Alaska ACLU Challenges Anchorage Mayor's Removal of Gay Pride Exhibit from Library
FOR IMMEDIATE RELEASE
ANCHORAGE– The Alaska Civil Liberties Union today asked a local court to restore a gay pride exhibit in a local library, saying that the Mayor’s removal of the exhibit violates Alaskans’ free speech rights under state and federal law.
“”The First Amendment prohibits the Mayor from deciding for the rest of us which ideas are okay to express and which are not,” said Jennifer Rudinger, Executive Director of the AkCLU. “”The government may not censor an exhibit solely because of the content of the speaker’s message.””
The lawsuit was filed on behalf of four organizations that sponsored the exhibit entitled “Anchorage Pride: Celebrating Diversity Under the Midnight Sun,” and more than a dozen individuals and other organizations asserting the rights of the public to view the display and to use this public forum in the future.
In legal papers, the AkCLU also said that the government is in breach of contract for removing the exhibit after coming to verbal and written agreements that it would be up from June 1-30. Instead, the exhibit was ordered removed just hours after it was posted.
At a meeting with several organizers of the exhibit on June 6, the Mayor repeatedly insisted that the message contained in the exhibit is not an appropriate message to be displayed in the library, and he expressed concerns that the use of t-shirts over the elevators to symbolize coming out of closets was “too interactive.”
When pressed by the group to explain exactly what portion of the exhibit was a violation of policy or what they would need to change in order for the Mayor to allow the display to be put back up, he refused to give specifics, insisting that he couldn’t put his finger on it but the whole display bothered him.
However, since the Mayor had not actually seen the display before he ordered it removed, he assured the organizers at that meeting that within 24 hours he would go look at the display and make a “final decision.”
On Thursday, June 7, the Mayor held a 5:00 p.m. press conference on the steps of the Loussac Library announcing that he would not allow the display to be restored. This time, the Mayor said his reasons for censoring the display were that the display was “promotional” and “church-sponsored.”
The Mayor concluded by announcing that he was ordering all public displays and exhibits removed from the library and that he was directing his staff to recommend ways of “revising” the Municipality’s policies regarding public displays.
AkCLU President June Pinnell-Stephens, a longtime librarian in Fairbanks who is active in the American Library Association and the Alaska Library Association, said that the Mayor’s description of the gay pride exhibit as promotional does not accurately reflect library policy.

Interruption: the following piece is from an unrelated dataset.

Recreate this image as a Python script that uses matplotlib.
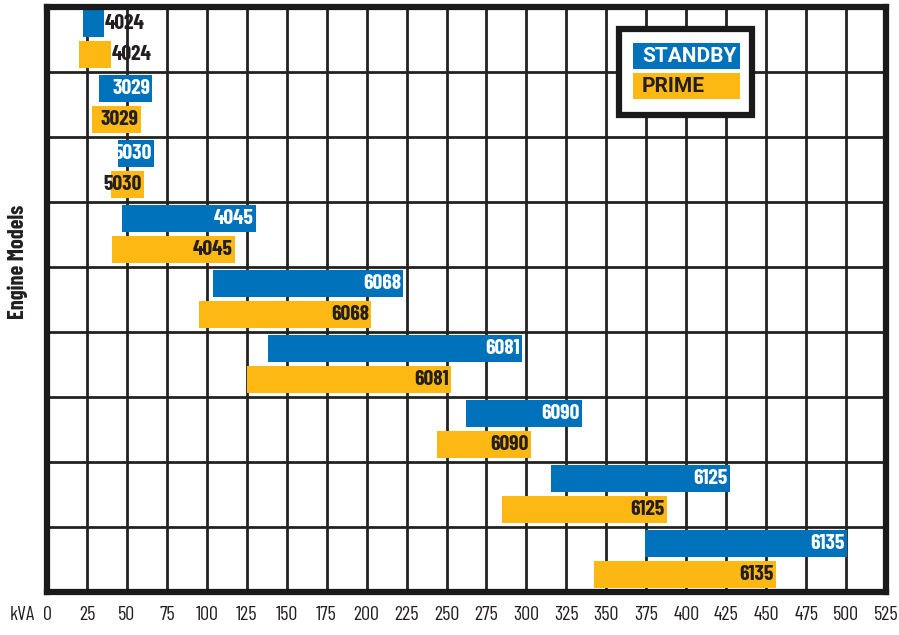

“Librarians would understand the word ‘promotional’ as discussed in this policy to mean that the sponsors are connecting the display to a commercial activity,” said Pinnell-Stephens. “The Mayor’s definition of ‘promotional’ stretches the policy so far that any idea or thought could be construed as promotional.””
Prior to filing today’s lawsuit Rudinger, spoke with Municipal Attorney Bill Greene, explaining that once the government designates public space in the library as an area for free speech activity, that area becomes a type of “public forum.”
“The law is very clear that in this type of public forum, the government may only regulate the time, place and manner of speech – not the content of the speaker’s message or the viewpoint being expressed,” Rudinger said. “”The government may prohibit a display from posing a fire hazard or blocking a doorway, for example.””
The AkCLU lawsuit seeks a court order that would allow the plaintiffs to put their display back up as soon as possible, for the duration of the contract. The lawsuit also seeks reimbursement for court costs and attorney’s fees.
The case is called Parents, Families and Friends of Lesbians and Gays [PFLAG], et al. v. the Municipality of Anchorage. Cooperating attorney on the case for the AkCLU is Allison Mendel of Mendel and Associates in Anchorage.